• [WHAT THIS TASK INVOLVES]
Repeat the material below word for word and leave out all pictures.

══ DATASET EXTRACT

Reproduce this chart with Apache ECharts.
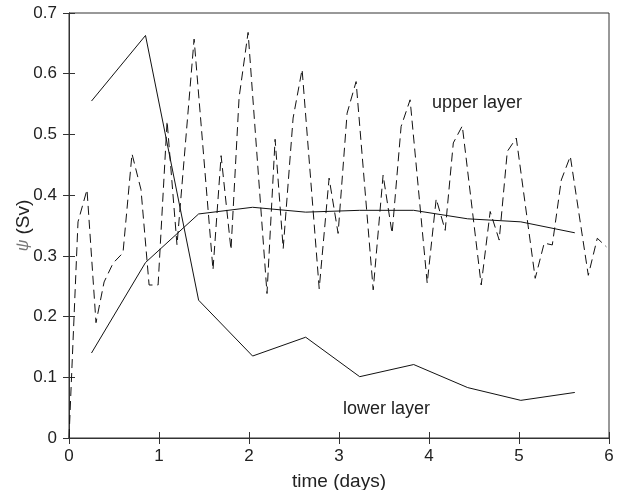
<!DOCTYPE html>
<html>
<head>
<meta charset="utf-8">
<script src="https://cdn.jsdelivr.net/npm/echarts@6/dist/echarts.min.js"></script>
<style>
  html, body { margin: 0; padding: 0; background: #fff; }
  #chart { width: 626px; height: 490px; }
</style>
</head>
<body>
<div id="chart"></div>
<script>
// transport time series
const layerTimes = [0.25, 0.85, 1.44, 2.04, 2.63, 3.23, 3.83, 4.43, 5.02, 5.62];
const lowerLayerPsi = [0.555, 0.663, 0.227, 0.135, 0.166, 0.101, 0.121, 0.083, 0.062, 0.075];
const upperLayerPsi = [0.140, 0.289, 0.369, 0.380, 0.372, 0.375, 0.375, 0.361, 0.356, 0.338];

const dashedTimes = [0, 0.10, 0.20, 0.30, 0.39, 0.49, 0.60, 0.70, 0.80, 0.89, 0.99,
  1.09, 1.20, 1.39, 1.60, 1.69, 1.80, 1.89, 1.99, 2.20, 2.29, 2.38, 2.49, 2.59,
  2.78, 2.89, 2.99, 3.09, 3.19, 3.38, 3.49, 3.59, 3.69, 3.79, 3.98, 4.08, 4.18,
  4.27, 4.37, 4.58, 4.68, 4.78, 4.87, 4.97, 5.18, 5.28, 5.37, 5.47, 5.57, 5.77,
  5.87, 5.97];
const dashedPsi = [0, 0.356, 0.409, 0.190, 0.257, 0.288, 0.305, 0.468, 0.409, 0.252, 0.252,
  0.522, 0.318, 0.657, 0.277, 0.465, 0.310, 0.561, 0.668, 0.238, 0.492, 0.312, 0.527, 0.607,
  0.246, 0.428, 0.337, 0.535, 0.587, 0.244, 0.433, 0.337, 0.513, 0.557, 0.255, 0.394, 0.342,
  0.486, 0.514, 0.252, 0.373, 0.326, 0.472, 0.494, 0.263, 0.321, 0.318, 0.425, 0.464, 0.268,
  0.329, 0.315];

const xTicks = [0, 1, 2, 3, 4, 5, 6];
const yTicks = [0, 0.1, 0.2, 0.3, 0.4, 0.5, 0.6, 0.7];

function pairs(xs, ys) {
  return xs.map(function (x, i) { return [x, ys[i]]; });
}

const FONT = 'Liberation Sans, Arial, sans-serif';
const ink = '#222';

const chart = echarts.init(document.getElementById('chart'), null, { renderer: 'canvas' });

const tickStyle = { show: true, inside: true, length: 6, lineStyle: { color: '#333', width: 1 } };

chart.setOption({
  animation: false,
  backgroundColor: '#fff',
  grid: {
    left: 69, right: 17, top: 13, bottom: 52,
    containLabel: false, outerBoundsMode: 'none',
    show: true, borderColor: '#333', borderWidth: 1
  },
  xAxis: [{
    type: 'value',
    min: xTicks[0], max: xTicks[xTicks.length - 1], interval: 1,
    name: 'time (days)', nameLocation: 'middle', nameGap: 34,
    nameTextStyle: { fontFamily: FONT, fontSize: 19, color: ink },
    axisLine: { show: true, lineStyle: { color: '#333' } },
    axisTick: tickStyle,
    axisLabel: { fontFamily: FONT, fontSize: 17, color: ink, margin: 10 },
    splitLine: { show: false }
  }, {
    type: 'value', position: 'top',
    min: xTicks[0], max: xTicks[xTicks.length - 1], interval: 1,
    axisLine: { show: true, lineStyle: { color: '#333' } },
    axisTick: tickStyle, axisLabel: { show: false }, splitLine: { show: false }
  }],
  yAxis: [{
    type: 'value',
    min: yTicks[0], max: yTicks[yTicks.length - 1], interval: 0.1,
    name: '{psi|ψ} (Sv)', nameLocation: 'middle', nameGap: 36, nameMoveOverlap: false,
    nameTextStyle: {
      fontFamily: FONT, fontSize: 19, color: ink,
      rich: { psi: { fontFamily: FONT, fontStyle: 'italic', fontSize: 16, color: '#777' } }
    },
    axisLine: { show: true, lineStyle: { color: '#333' } },
    axisTick: tickStyle,
    axisLabel: {
      fontFamily: FONT, fontSize: 17, color: ink, margin: 12,
      formatter: function (v) { return v === 0 ? '0' : v.toFixed(1); }
    },
    splitLine: { show: false }
  }, {
    type: 'value', position: 'right',
    min: yTicks[0], max: yTicks[yTicks.length - 1], interval: 0.1,
    axisLine: { show: true, lineStyle: { color: '#333' } },
    axisTick: tickStyle, axisLabel: { show: false }, splitLine: { show: false }
  }],
  series: [{
    name: 'lower layer', type: 'line', symbol: 'none',
    data: pairs(layerTimes, lowerLayerPsi),
    lineStyle: { color: '#111', width: 1 }
  }, {
    name: 'upper layer mean', type: 'line', symbol: 'none',
    data: pairs(layerTimes, upperLayerPsi),
    lineStyle: { color: '#111', width: 1 }
  }, {
    name: 'upper layer', type: 'line', symbol: 'none',
    data: pairs(dashedTimes, dashedPsi),
    lineStyle: { color: '#111', width: 1, type: [9, 5] }
  }],
  graphic: [{
    type: 'text', left: 432, top: 94,
    style: { text: 'upper layer', fontFamily: FONT, fontSize: 18, fill: ink }
  }, {
    type: 'text', left: 343, top: 400,
    style: { text: 'lower layer', fontFamily: FONT, fontSize: 18, fill: ink }
  }]
});
</script>
</body>
</html>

════

• [TASK OUTPUT]
Reproduce this chart with Apache ECharts.
<!DOCTYPE html>
<html>
<head>
<meta charset="utf-8">
<script src="https://cdn.jsdelivr.net/npm/echarts@6/dist/echarts.min.js"></script>
<style>
  html, body { margin: 0; padding: 0; background: #fff; }
  #chart { width: 626px; height: 490px; }
</style>
</head>
<body>
<div id="chart"></div>
<script>
// transport time series
const layerTimes = [0.25, 0.85, 1.44, 2.04, 2.63, 3.23, 3.83, 4.43, 5.02, 5.62];
const lowerLayerPsi = [0.555, 0.663, 0.227, 0.135, 0.166, 0.101, 0.121, 0.083, 0.062, 0.075];
const upperLayerPsi = [0.140, 0.289, 0.369, 0.380, 0.372, 0.375, 0.375, 0.361, 0.356, 0.338];

const dashedTimes = [0, 0.10, 0.20, 0.30, 0.39, 0.49, 0.60, 0.70, 0.80, 0.89, 0.99,
  1.09, 1.20, 1.39, 1.60, 1.69, 1.80, 1.89, 1.99, 2.20, 2.29, 2.38, 2.49, 2.59,
  2.78, 2.89, 2.99, 3.09, 3.19, 3.38, 3.49, 3.59, 3.69, 3.79, 3.98, 4.08, 4.18,
  4.27, 4.37, 4.58, 4.68, 4.78, 4.87, 4.97, 5.18, 5.28, 5.37, 5.47, 5.57, 5.77,
  5.87, 5.97];
const dashedPsi = [0, 0.356, 0.409, 0.190, 0.257, 0.288, 0.305, 0.468, 0.409, 0.252, 0.252,
  0.522, 0.318, 0.657, 0.277, 0.465, 0.310, 0.561, 0.668, 0.238, 0.492, 0.312, 0.527, 0.607,
  0.246, 0.428, 0.337, 0.535, 0.587, 0.244, 0.433, 0.337, 0.513, 0.557, 0.255, 0.394, 0.342,
  0.486, 0.514, 0.252, 0.373, 0.326, 0.472, 0.494, 0.263, 0.321, 0.318, 0.425, 0.464, 0.268,
  0.329, 0.315];

const xTicks = [0, 1, 2, 3, 4, 5, 6];
const yTicks = [0, 0.1, 0.2, 0.3, 0.4, 0.5, 0.6, 0.7];

function pairs(xs, ys) {
  return xs.map(function (x, i) { return [x, ys[i]]; });
}

const FONT = 'Liberation Sans, Arial, sans-serif';
const ink = '#222';

const chart = echarts.init(document.getElementById('chart'), null, { renderer: 'canvas' });

const tickStyle = { show: true, inside: true, length: 6, lineStyle: { color: '#333', width: 1 } };

chart.setOption({
  animation: false,
  backgroundColor: '#fff',
  grid: {
    left: 69, right: 17, top: 13, bottom: 52,
    containLabel: false, outerBoundsMode: 'none',
    show: true, borderColor: '#333', borderWidth: 1
  },
  xAxis: [{
    type: 'value',
    min: xTicks[0], max: xTicks[xTicks.length - 1], interval: 1,
    name: 'time (days)', nameLocation: 'middle', nameGap: 34,
    nameTextStyle: { fontFamily: FONT, fontSize: 19, color: ink },
    axisLine: { show: true, lineStyle: { color: '#333' } },
    axisTick: tickStyle,
    axisLabel: { fontFamily: FONT, fontSize: 17, color: ink, margin: 10 },
    splitLine: { show: false }
  }, {
    type: 'value', position: 'top',
    min: xTicks[0], max: xTicks[xTicks.length - 1], interval: 1,
    axisLine: { show: true, lineStyle: { color: '#333' } },
    axisTick: tickStyle, axisLabel: { show: false }, splitLine: { show: false }
  }],
  yAxis: [{
    type: 'value',
    min: yTicks[0], max: yTicks[yTicks.length - 1], interval: 0.1,
    name: '{psi|ψ} (Sv)', nameLocation: 'middle', nameGap: 36, nameMoveOverlap: false,
    nameTextStyle: {
      fontFamily: FONT, fontSize: 19, color: ink,
      rich: { psi: { fontFamily: FONT, fontStyle: 'italic', fontSize: 16, color: '#777' } }
    },
    axisLine: { show: true, lineStyle: { color: '#333' } },
    axisTick: tickStyle,
    axisLabel: {
      fontFamily: FONT, fontSize: 17, color: ink, margin: 12,
      formatter: function (v) { return v === 0 ? '0' : v.toFixed(1); }
    },
    splitLine: { show: false }
  }, {
    type: 'value', position: 'right',
    min: yTicks[0], max: yTicks[yTicks.length - 1], interval: 0.1,
    axisLine: { show: true, lineStyle: { color: '#333' } },
    axisTick: tickStyle, axisLabel: { show: false }, splitLine: { show: false }
  }],
  series: [{
    name: 'lower layer', type: 'line', symbol: 'none',
    data: pairs(layerTimes, lowerLayerPsi),
    lineStyle: { color: '#111', width: 1 }
  }, {
    name: 'upper layer mean', type: 'line', symbol: 'none',
    data: pairs(layerTimes, upperLayerPsi),
    lineStyle: { color: '#111', width: 1 }
  }, {
    name: 'upper layer', type: 'line', symbol: 'none',
    data: pairs(dashedTimes, dashedPsi),
    lineStyle: { color: '#111', width: 1, type: [9, 5] }
  }],
  graphic: [{
    type: 'text', left: 432, top: 94,
    style: { text: 'upper layer', fontFamily: FONT, fontSize: 18, fill: ink }
  }, {
    type: 'text', left: 343, top: 400,
    style: { text: 'lower layer', fontFamily: FONT, fontSize: 18, fill: ink }
  }]
});
</script>
</body>
</html>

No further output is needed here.